Chokes on source files with non-utf-8 encoding · Issue #157 · nedbat/coveragepy (original) (raw)
If you have python source files that are, e.g. latin-1 encoded, the reporter will die like this:
coverage.main()
File "/var/cache/eggs/coverage-3.5.1-py2.6-linux-x86_64.egg/coverage/cmdline.py", line 657, in main
status = CoverageScript().command_line(argv)
File "/var/cache/eggs/coverage-3.5.1-py2.6-linux-x86_64.egg/coverage/cmdline.py", line 549, in command_line
directory=options.directory, **report_args)
File "/var/cache/eggs/coverage-3.5.1-py2.6-linux-x86_64.egg/coverage/control.py", line 599, in html_report
reporter.report(morfs, config=self.config)
File "/var/cache/eggs/coverage-3.5.1-py2.6-linux-x86_64.egg/coverage/html.py", line 83, in report
self.report_files(self.html_file, morfs, config, config.html_dir)
File "/var/cache/eggs/coverage-3.5.1-py2.6-linux-x86_64.egg/coverage/report.py", line 86, in report_files
report_fn(cu, self.coverage._analyze(cu))

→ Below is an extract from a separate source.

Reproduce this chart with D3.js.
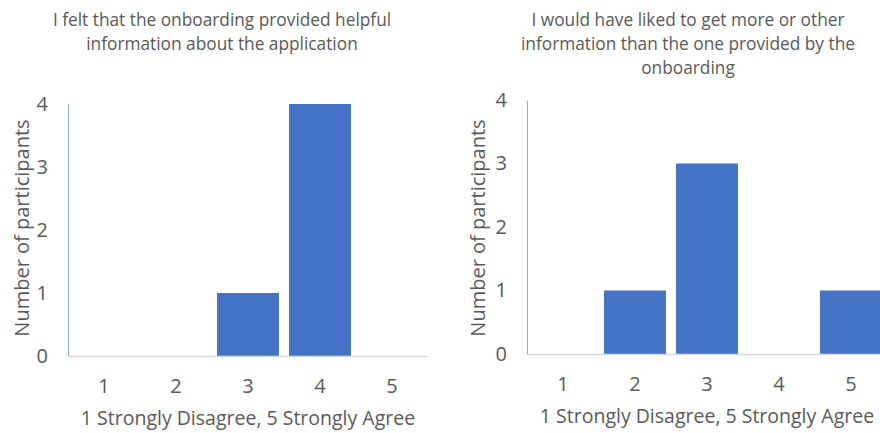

File "/var/cache/eggs/coverage-3.5.1-py2.6-linux-x86_64.egg/coverage/html.py", line 198, in html_file
self.write_html(html_path, html)
File "/var/cache/eggs/coverage-3.5.1-py2.6-linux-x86_64.egg/coverage/html.py", line 103, in write_html
write_encoded(fname, html, 'ascii', 'xmlcharrefreplace')
File "/var/cache/eggs/coverage-3.5.1-py2.6-linux-x86_64.egg/coverage/backward.py", line 137, in write_encoded
f.write(text.decode('utf8'))
File "/usr/local/python2.6/lib/python2.6/encodings/utf_8.py", line 16, in decode
return codecs.utf_8_decode(input, errors, True)
UnicodeDecodeError: 'utf8' codec can't decode byte 0xe4 in position 14451: invalid continuation byte
The workaround is simple, of course, change the file's encoding and declaration (and you should be using utf-8 if any, anyway). But still I wonder whether this could be handled more gracefully and with an error message that tells what's going on.